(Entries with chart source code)
-*-*-
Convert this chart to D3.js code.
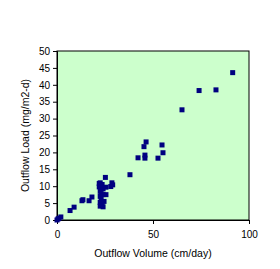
<!DOCTYPE html>
<html>
<head>
<meta charset="utf-8">
<script src="https://cdn.jsdelivr.net/npm/d3@7"></script>
<style>
  body { margin: 0; background: #fff; }
  text { font-family: "Liberation Sans", Arial, sans-serif; }
</style>
</head>
<body>
<div id="container"></div>
<script>
/* CONSTANTS AND GLOBALS */
const width = 280,
  height = 269,
  margin = { top: 51, bottom: 49, left: 57, right: 31 };

/* DATA */
const volume = [0, 0.5, 1, 2, 6.8, 8.9, 13, 13.5, 16.7, 18.2,
  22, 22.5, 23.5, 22, 24, 22.5, 23, 24, 22.5, 25.5, 23, 24.5, 22.5, 23.5, 22.5, 24, 25.5, 25.2,
  28.6, 29, 28, 38, 42.2, 45.3, 45.8, 46.4, 45.8, 52.6, 54.7, 55.2, 65.1, 74, 82.8, 91.5];
const load = [0, 0.3, 0.5, 0.9, 2.8, 3.8, 5.7, 6, 5.7, 6.8,
  10.8, 11, 10.5, 9.8, 9.2, 8.5, 7.8, 7.5, 7, 7.5, 6.2, 5.5, 5.2, 4.6, 4.1, 3.9, 9.7, 12.6,
  11, 10.4, 9.9, 13.4, 18.4, 21.7, 19.2, 23.1, 18.3, 18.3, 22.2, 19.9, 32.6, 38.3, 38.5, 43.6];
const xTicks = [0, 50, 100];
const yTicks = [0, 5, 10, 15, 20, 25, 30, 35, 40, 45, 50];

const data = volume.map((v, i) => ({ x: v, y: load[i] }));

// SCALES
const xScale = d3.scaleLinear()
  .domain([0, 100])
  .range([margin.left, width - margin.right]);

const yScale = d3.scaleLinear()
  .domain([0, 50])
  .range([height - margin.bottom, margin.top]);

// SVG
const svg = d3.select("#container")
  .append("svg")
  .attr("width", width)
  .attr("height", height);

// plot background
svg.append("rect")
  .attr("x", margin.left)
  .attr("y", margin.top)
  .attr("width", width - margin.left - margin.right)
  .attr("height", height - margin.top - margin.bottom)
  .attr("fill", "#ccffcc")
  .attr("stroke", "black")
  .attr("stroke-width", 1);

// AXES
const xAxis = d3.axisBottom(xScale).tickValues(xTicks).tickSize(4).tickPadding(7);
svg.append("g")
  .attr("transform", `translate(0,${height - margin.bottom})`)
  .call(xAxis)
  .call(g => g.select(".domain").attr("stroke", "black"))
  .call(g => g.selectAll("text").attr("font-size", 10).attr("fill", "black")
    .style("font-family", "'Liberation Sans', Arial, sans-serif"));

const yAxis = d3.axisLeft(yScale).tickValues(yTicks).tickSize(4).tickPadding(3);
svg.append("g")
  .attr("transform", `translate(${margin.left},0)`)
  .call(yAxis)
  .call(g => g.select(".domain").attr("stroke", "black"))
  .call(g => g.selectAll("text").attr("font-size", 10).attr("fill", "black")
    .style("font-family", "'Liberation Sans', Arial, sans-serif"));

// axis labels
svg.append("text")
  .attr("x", (margin.left + width - margin.right) / 2)
  .attr("y", 257)
  .attr("text-anchor", "middle")
  .attr("font-size", 10.5)
  .attr("fill", "black")
  .text("Outflow Volume (cm/day)");

svg.append("text")
  .attr("transform", `translate(29,${(margin.top + height - margin.bottom) / 2}) rotate(-90)`)
  .attr("text-anchor", "middle")
  .attr("font-size", 10.5)
  .attr("fill", "black")
  .text("Outflow Load (mg/m2-d)");

// POINTS
svg.selectAll(".pt")
  .data(data)
  .join("rect")
  .attr("class", "pt")
  .attr("x", d => xScale(d.x) - 2.5)
  .attr("y", d => yScale(d.y) - 2.5)
  .attr("width", 5)
  .attr("height", 5)
  .attr("fill", "#000080");
</script>
</body>
</html>
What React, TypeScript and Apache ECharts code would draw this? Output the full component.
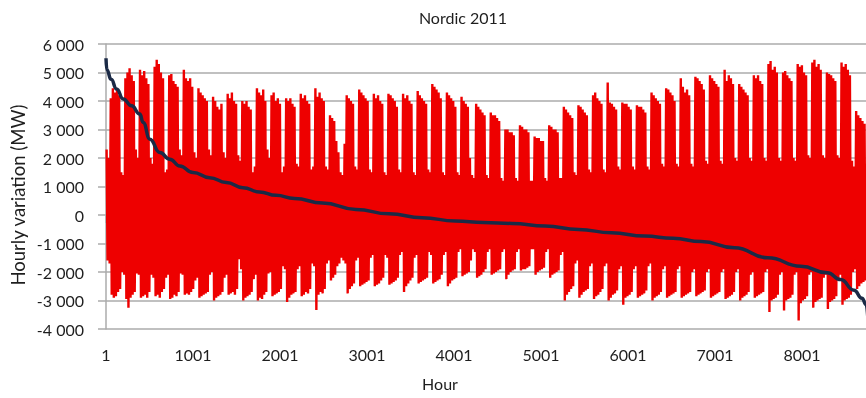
import React, { useEffect, useRef } from "react";
import * as echarts from "echarts";

// Daily maximum hourly variation (MW), Jan 1 (Sat) ... Dec 31 (Sat), one week (Mon..Sun) per line
const dailyPeak: number[] = [
  2300, 2000,
  4100, 4450, 4300, 4400, 4200, 1500, 1400,
  4800, 5000, 5150, 4900, 4700, 2300, 2000,
  5100, 4900, 5050, 4800, 4600, 2000, 1800,
  5200, 5450, 5300, 5000, 4800, 1500, 1600,
  4900, 4950, 4700, 4600, 4500, 2300, 2100,
  5100, 4800, 4700, 4800, 4500, 2200, 2000,
  4450, 4300, 4200, 4100, 4000, 2300, 2100,
  4150, 4000, 3800, 3700, 3900, 2200, 2000,
  4250, 4100, 4300, 4000, 3900, 2100, 1900,
  4000, 3900, 4000, 3800, 3700, 1500, 1700,
  4450, 4300, 4200, 4400, 4000, 2300, 2000,
  4200, 4300, 4000, 4100, 3900, 1500, 1700,
  4100, 4000, 4100, 3900, 3800, 1800, 1700,
  4250, 4100, 4200, 4000, 3900, 1600, 1700,
  4450, 4150, 4300, 4100, 4000, 1700, 1600,
  3500, 3400, 3300, 2600, 2200, 1500, 1400,
  2500, 4200, 4100, 4000, 3900, 1700, 1600,
  4400, 4300, 4200, 4100, 4000, 1600, 1500,
  4250, 4100, 4200, 4000, 3900, 1500, 1400,
  4250, 4200, 4100, 4000, 3800, 1600, 1500,
  4250, 4100, 4200, 4000, 3900, 1500, 1400,
  4350, 4200, 4100, 4000, 3900, 1600, 1500,
  4600, 4500, 4400, 4300, 4100, 1500, 1400,
  4300, 4200, 4100, 4000, 3800, 1500, 1400,
  4150, 4000, 3900, 3800, 2000, 1400, 1300,
  3900, 3800, 3700, 3600, 3500, 1400, 1300,
  3600, 3500, 3500, 3400, 3300, 1300, 1200,
  3000, 3000, 2900, 2900, 2800, 1300, 1200,
  3150, 3100, 3000, 3000, 2900, 1200, 1200,
  2750, 2700, 2700, 2600, 2600, 1300, 1200,
  3150, 3100, 3000, 3000, 2900, 1300, 1300,
  3800, 3700, 3600, 3500, 3400, 1500, 1400,
  3850, 3800, 3700, 3600, 3500, 1600, 1500,
  4200, 4300, 4100, 4000, 3900, 1600, 1500,
  4650, 3950, 3900, 3800, 3700, 1700, 1600,
  3950, 3900, 3900, 3800, 3700, 1700, 1600,
  3850, 3800, 3800, 3700, 3600, 1700, 1600,
  4300, 4200, 4100, 4000, 3900, 1800, 1700,
  4450, 4400, 4300, 4200, 4000, 1800, 1700,
  4800, 4500, 4300, 4400, 4200, 1800, 1700,
  4850, 4800, 4700, 4600, 4400, 1900, 1800,
  4900, 4800, 4700, 4600, 4500, 1900, 1800,
  5100, 4700, 4900, 4800, 4600, 2000, 1900,
  4600, 4500, 4400, 4300, 4200, 2000, 1900,
  4900, 4800, 4900, 4700, 4600, 2000, 1900,
  5300, 5400, 5100, 5200, 5000, 2000, 1900,
  5000, 5050, 4900, 4800, 4700, 2000, 1900,
  5300, 5200, 5250, 5000, 4900, 2100, 2000,
  5350, 5450, 5200, 5300, 5100, 2100, 2000,
  5000, 4950, 4900, 4800, 4700, 2100, 2000,
  5350, 5200, 5300, 5100, 4900, 1900, 1700,
  3650, 3500, 3400, 3300, 3200, 1800,
];

// Daily minimum hourly variation (MW), same layout
const dailyTrough: number[] = [
  -1600, -1700,
  -2800, -2900, -2850, -2700, -2600, -2000, -2100,
  -2950, -3250, -2900, -2800, -2700, -2050, -2100,
  -2900, -2850, -2800, -2900, -2700, -2100, -2200,
  -2850, -2800, -2900, -2700, -2600, -2200, -2100,
  -2950, -2900, -2800, -2850, -2700, -2050, -2100,
  -2800, -2750, -2800, -2700, -2600, -2300, -2200,
  -2900, -2850, -2800, -2750, -2700, -2100, -2000,
  -3000, -2900, -2850, -2800, -2700, -2200, -2100,
  -2800, -2750, -2700, -2800, -2600, -1550, -1900,
  -3000, -2900, -2850, -2800, -2700, -2250, -2100,
  -3000, -2900, -2950, -2800, -2700, -2050, -2000,
  -2850, -2800, -2750, -2700, -2600, -1800, -1900,
  -3050, -2900, -2800, -2750, -2700, -1900, -1800,
  -2850, -2800, -2700, -2750, -2600, -1700, -1800,
  -3330, -2800, -2700, -2750, -2600, -1700, -1600,
  -2300, -2200, -2100, -1800, -1700, -1500, -1600,
  -1700, -2750, -2600, -2500, -2400, -1600, -1500,
  -2500, -2450, -2400, -2350, -2300, -1500, -1400,
  -2500, -2450, -2400, -2300, -2200, -1400, -1500,
  -2450, -2400, -2350, -2300, -2200, -1400, -1300,
  -2700, -2500, -2400, -2300, -2200, -1500, -1400,
  -2400, -2350, -2300, -2250, -2200, -1300, -1400,
  -2400, -2350, -2300, -2250, -2100, -1400, -1300,
  -2500, -2400, -2300, -2250, -2200, -1300, -1200,
  -2150, -2100, -2050, -2000, -1600, -1200, -1300,
  -2200, -2150, -2100, -2000, -1900, -1300, -1200,
  -2100, -2050, -2000, -1950, -1900, -1300, -1200,
  -2250, -2100, -2000, -1950, -1900, -1300, -1200,
  -1950, -1900, -1900, -1850, -1800, -1200, -1200,
  -2100, -2000, -1950, -1900, -1850, -1300, -1200,
  -2200, -2100, -2050, -2000, -1950, -1400, -1300,
  -3000, -2800, -2700, -2600, -2500, -1700, -1600,
  -2900, -2800, -2700, -2650, -2600, -1800, -1700,
  -2950, -2850, -2800, -2700, -2600, -1800, -1700,
  -3000, -2900, -2800, -2750, -2650, -1900, -1800,
  -3150, -2900, -2850, -2800, -2700, -1900, -1800,
  -2900, -2850, -2800, -2750, -2650, -1800, -1700,
  -3000, -2900, -2850, -2800, -2700, -1900, -1800,
  -2900, -2850, -2800, -2750, -2700, -1900, -1800,
  -2900, -2850, -2800, -2750, -2700, -2000, -1900,
  -2850, -2800, -2750, -2700, -2650, -2000, -1900,
  -2900, -2850, -2800, -2750, -2700, -2000, -1900,
  -2950, -2900, -2850, -2800, -2700, -2000, -1900,
  -3000, -2900, -2850, -2800, -2700, -2100, -2000,
  -2900, -2850, -2800, -2750, -2700, -2000, -1900,
  -3400, -3000, -2950, -2900, -2800, -2100, -2000,
  -3350, -3000, -2950, -2900, -2800, -2100, -2000,
  -3700, -3100, -3000, -2950, -2850, -2100, -2000,
  -3250, -3050, -3000, -2950, -2900, -2200, -2100,
  -3300, -3050, -3000, -2950, -2850, -2200, -2100,
  -3150, -3000, -2950, -2900, -2800, -2000, -1900,
  -2600, -2500, -2400, -2350, -2300, -1800,
];

// Duration curve (sorted hourly variation), read at selected hours
const durationHours: number[] = [
  1, 10, 60, 123, 199, 295, 390, 428, 505, 620, 734, 849, 1001, 1192, 1384,
  1574, 1765, 1956, 2166, 2490, 2873, 3254, 3636, 4018, 4342, 4667, 5049,
  5431, 5812, 6194, 6519, 6843, 7225, 7607, 7988, 8294, 8446, 8600, 8690, 8740, 8760,
];
const durationValues: number[] = [
  5500, 5100, 4760, 4420, 4070, 3830, 3540, 3250, 2660, 2190, 1960, 1720, 1490, 1310, 1140,
  960, 810, 690, 580, 420, 197, 40, -96, -213, -260, -295, -390,
  -506, -624, -740, -820, -930, -1150, -1500, -1800, -2030, -2265, -2640, -2920, -3150, -3700,
];

const yMin = -4000;
const yMax = 6000;
const yStep = 1000;
const xMin = 1;
const xMax = 8760;
const xTickStep = 600;
const xLabelStep = 1000;

const FONT = "Lato";
const TEXT = "#1e1e1e";
const GRID = "#ababab";

function fmtThousands(v: number): string {
  const s = Math.abs(v).toString().replace(/\B(?=(\d{3})+(?!\d))/g, " ");
  return (v < 0 ? "-" : "") + s;
}

export default function App() {
  const ref = useRef<HTMLDivElement>(null);
  useEffect(() => {
    const chart = echarts.init(ref.current!, undefined, { renderer: "svg" });
    const redData: [number, number][] = [];
    dailyPeak.forEach((p, d) => {
      redData.push([d * 24 + 8, p]);
      redData.push([d * 24 + 19, dailyTrough[d]]);
    });
    const darkData = durationHours.map((h, i) => [h, durationValues[i]]);

    chart.setOption({
      animation: false,
      textStyle: { fontFamily: FONT },
      grid: { left: 106, right: 0, top: 44, bottom: 69 },
      xAxis: [
        {
          type: "value",
          min: xMin,
          max: xMax,
          interval: xTickStep,
          position: "bottom",
          axisLine: { show: true, lineStyle: { color: GRID, width: 1.5 } },
          axisTick: { show: true, length: 8, lineStyle: { color: GRID, width: 1.5 } },
          axisLabel: { show: false },
          splitLine: { show: false },
        },
        {
          type: "value",
          min: xMin,
          max: xMax,
          interval: xLabelStep,
          position: "bottom",
          axisLine: { show: false },
          axisTick: { show: false },
          splitLine: { show: false },
          axisLabel: {
            show: true,
            margin: 17,
            fontSize: 16,
            fontFamily: FONT,
            color: TEXT,
            formatter: (v: number) => ((v - 1) % xLabelStep === 0 ? String(v) : ""),
          },
        },
      ],
      yAxis: {
        type: "value",
        min: yMin,
        max: yMax,
        interval: yStep,
        axisLine: { show: true, lineStyle: { color: GRID, width: 1.5 } },
        axisTick: { show: true, length: 8, lineStyle: { color: GRID, width: 1.5 } },
        splitLine: { show: true, lineStyle: { color: GRID, width: 1.5 } },
        axisLabel: {
          margin: 22,
          fontSize: 16,
          fontFamily: FONT,
          color: TEXT,
          formatter: (v: number) => fmtThousands(v),
        },
      },
      graphic: [
        {
          type: "text",
          x: 463,
          y: 17,
          style: { text: "Nordic 2011", fontSize: 16, fontFamily: FONT, fill: TEXT, align: "center", verticalAlign: "middle" },
        },
        {
          type: "text",
          x: 440,
          y: 383,
          style: { text: "Hour", fontSize: 16, fontFamily: FONT, fill: TEXT, align: "center", verticalAlign: "middle" },
        },
        {
          type: "text",
          x: 18,
          y: 195,
          rotation: Math.PI / 2,
          style: { text: "Hourly variation (MW)", fontSize: 18.5, fontFamily: FONT, fill: TEXT, align: "center", verticalAlign: "middle" },
        },
      ],
      series: [
        {
          name: "Hourly variation",
          type: "line",
          xAxisIndex: 0,
          data: redData,
          showSymbol: false,
          silent: true,
          lineStyle: { color: "#ee0000", width: 2.4, join: "bevel" },
          z: 2,
        },
        {
          name: "Duration curve",
          type: "line",
          xAxisIndex: 0,
          data: darkData,
          showSymbol: false,
          silent: true,
          smooth: true,
          smoothMonotone: "x",
          lineStyle: { color: "#1b2a46", width: 3.5 },
          z: 3,
        },
      ],
    });
    return () => chart.dispose();
  }, []);
  return <div ref={ref} style={{ position: "fixed", left: 0, top: 0, width: 871, height: 398 }} />;
}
-*-*-
YOUR TASK
Skip the pictures. Restate exactly the lines from the start of the entries through the line containing "- margin.bottom, margin.top]);", both ends included.

TASK RESPONSE
Convert this chart to D3.js code.
<!DOCTYPE html>
<html>
<head>
<meta charset="utf-8">
<script src="https://cdn.jsdelivr.net/npm/d3@7"></script>
<style>
  body { margin: 0; background: #fff; }
  text { font-family: "Liberation Sans", Arial, sans-serif; }
</style>
</head>
<body>
<div id="container"></div>
<script>
/* CONSTANTS AND GLOBALS */
const width = 280,
  height = 269,
  margin = { top: 51, bottom: 49, left: 57, right: 31 };

/* DATA */
const volume = [0, 0.5, 1, 2, 6.8, 8.9, 13, 13.5, 16.7, 18.2,
  22, 22.5, 23.5, 22, 24, 22.5, 23, 24, 22.5, 25.5, 23, 24.5, 22.5, 23.5, 22.5, 24, 25.5, 25.2,
  28.6, 29, 28, 38, 42.2, 45.3, 45.8, 46.4, 45.8, 52.6, 54.7, 55.2, 65.1, 74, 82.8, 91.5];
const load = [0, 0.3, 0.5, 0.9, 2.8, 3.8, 5.7, 6, 5.7, 6.8,
  10.8, 11, 10.5, 9.8, 9.2, 8.5, 7.8, 7.5, 7, 7.5, 6.2, 5.5, 5.2, 4.6, 4.1, 3.9, 9.7, 12.6,
  11, 10.4, 9.9, 13.4, 18.4, 21.7, 19.2, 23.1, 18.3, 18.3, 22.2, 19.9, 32.6, 38.3, 38.5, 43.6];
const xTicks = [0, 50, 100];
const yTicks = [0, 5, 10, 15, 20, 25, 30, 35, 40, 45, 50];

const data = volume.map((v, i) => ({ x: v, y: load[i] }));

// SCALES
const xScale = d3.scaleLinear()
  .domain([0, 100])
  .range([margin.left, width - margin.right]);

const yScale = d3.scaleLinear()
  .domain([0, 50])
  .range([height - margin.bottom, margin.top]);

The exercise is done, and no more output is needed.